### Information shown
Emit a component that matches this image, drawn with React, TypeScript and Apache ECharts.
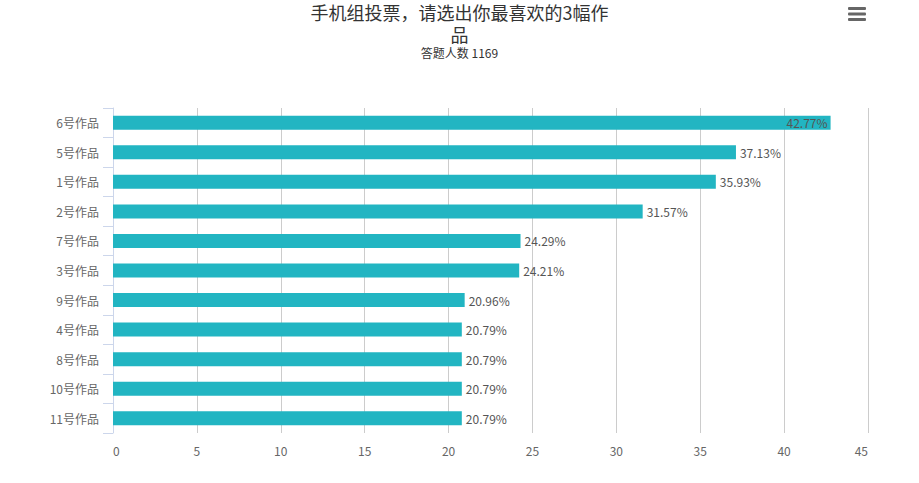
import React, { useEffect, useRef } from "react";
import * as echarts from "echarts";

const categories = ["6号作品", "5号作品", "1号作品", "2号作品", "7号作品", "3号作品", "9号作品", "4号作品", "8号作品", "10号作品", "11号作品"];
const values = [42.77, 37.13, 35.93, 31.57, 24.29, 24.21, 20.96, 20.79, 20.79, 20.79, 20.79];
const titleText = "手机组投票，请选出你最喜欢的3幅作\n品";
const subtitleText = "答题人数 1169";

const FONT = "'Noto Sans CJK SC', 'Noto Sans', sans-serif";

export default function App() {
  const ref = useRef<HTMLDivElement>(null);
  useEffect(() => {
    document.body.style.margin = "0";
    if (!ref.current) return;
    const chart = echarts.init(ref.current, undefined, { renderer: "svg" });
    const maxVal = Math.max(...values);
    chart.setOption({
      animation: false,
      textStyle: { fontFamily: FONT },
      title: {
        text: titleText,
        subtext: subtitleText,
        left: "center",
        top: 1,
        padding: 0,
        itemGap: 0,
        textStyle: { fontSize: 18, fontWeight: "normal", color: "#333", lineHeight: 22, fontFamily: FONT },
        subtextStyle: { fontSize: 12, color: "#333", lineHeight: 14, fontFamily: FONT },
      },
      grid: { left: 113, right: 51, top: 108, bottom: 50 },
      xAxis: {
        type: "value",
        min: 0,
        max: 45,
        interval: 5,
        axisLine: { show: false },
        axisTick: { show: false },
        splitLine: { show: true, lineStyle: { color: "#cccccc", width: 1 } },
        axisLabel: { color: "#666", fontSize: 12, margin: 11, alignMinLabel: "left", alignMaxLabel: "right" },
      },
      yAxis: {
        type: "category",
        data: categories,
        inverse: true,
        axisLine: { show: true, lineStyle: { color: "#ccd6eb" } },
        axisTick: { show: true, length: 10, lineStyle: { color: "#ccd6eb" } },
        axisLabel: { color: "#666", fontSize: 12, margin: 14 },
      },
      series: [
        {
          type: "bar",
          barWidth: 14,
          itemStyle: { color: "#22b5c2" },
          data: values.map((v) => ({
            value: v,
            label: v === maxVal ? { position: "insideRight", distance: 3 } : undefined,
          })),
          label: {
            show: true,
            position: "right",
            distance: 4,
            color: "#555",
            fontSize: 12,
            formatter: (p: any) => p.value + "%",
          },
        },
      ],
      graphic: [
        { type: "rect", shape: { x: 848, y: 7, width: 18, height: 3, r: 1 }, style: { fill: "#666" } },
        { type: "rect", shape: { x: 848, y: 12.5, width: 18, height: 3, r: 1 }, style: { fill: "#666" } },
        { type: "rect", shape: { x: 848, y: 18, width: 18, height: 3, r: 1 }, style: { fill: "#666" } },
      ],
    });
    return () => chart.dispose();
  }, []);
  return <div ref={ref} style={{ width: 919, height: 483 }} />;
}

---

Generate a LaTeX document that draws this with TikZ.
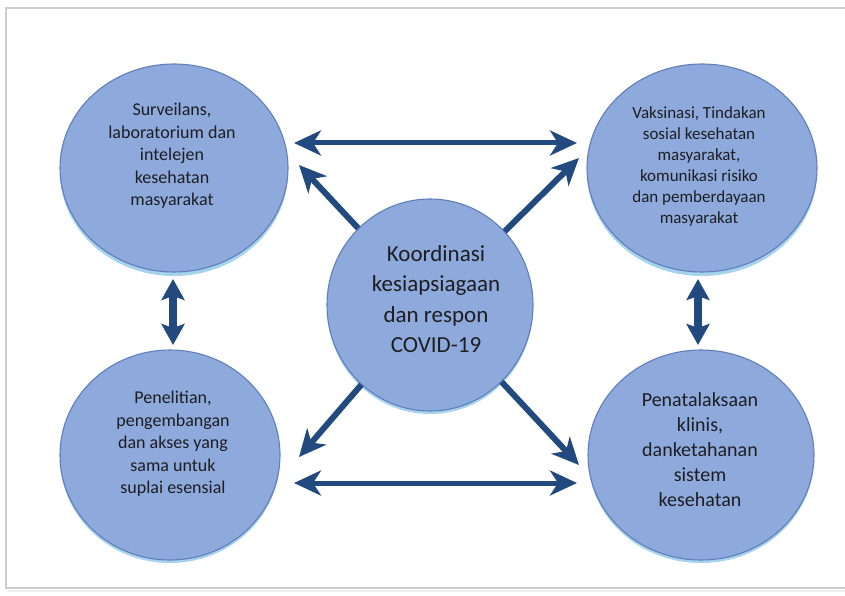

### The exercise
Above are some entries. Restate word for word the lines from the one holding "Emit a component" through the one holding "CJK SC', 'Noto", but not the pictures.

### Reply
Emit a component that matches this image, drawn with React, TypeScript and Apache ECharts.
import React, { useEffect, useRef } from "react";
import * as echarts from "echarts";

const categories = ["6号作品", "5号作品", "1号作品", "2号作品", "7号作品", "3号作品", "9号作品", "4号作品", "8号作品", "10号作品", "11号作品"];
const values = [42.77, 37.13, 35.93, 31.57, 24.29, 24.21, 20.96, 20.79, 20.79, 20.79, 20.79];
const titleText = "手机组投票，请选出你最喜欢的3幅作\n品";
const subtitleText = "答题人数 1169";

const FONT = "'Noto Sans CJK SC', 'Noto Sans', sans-serif";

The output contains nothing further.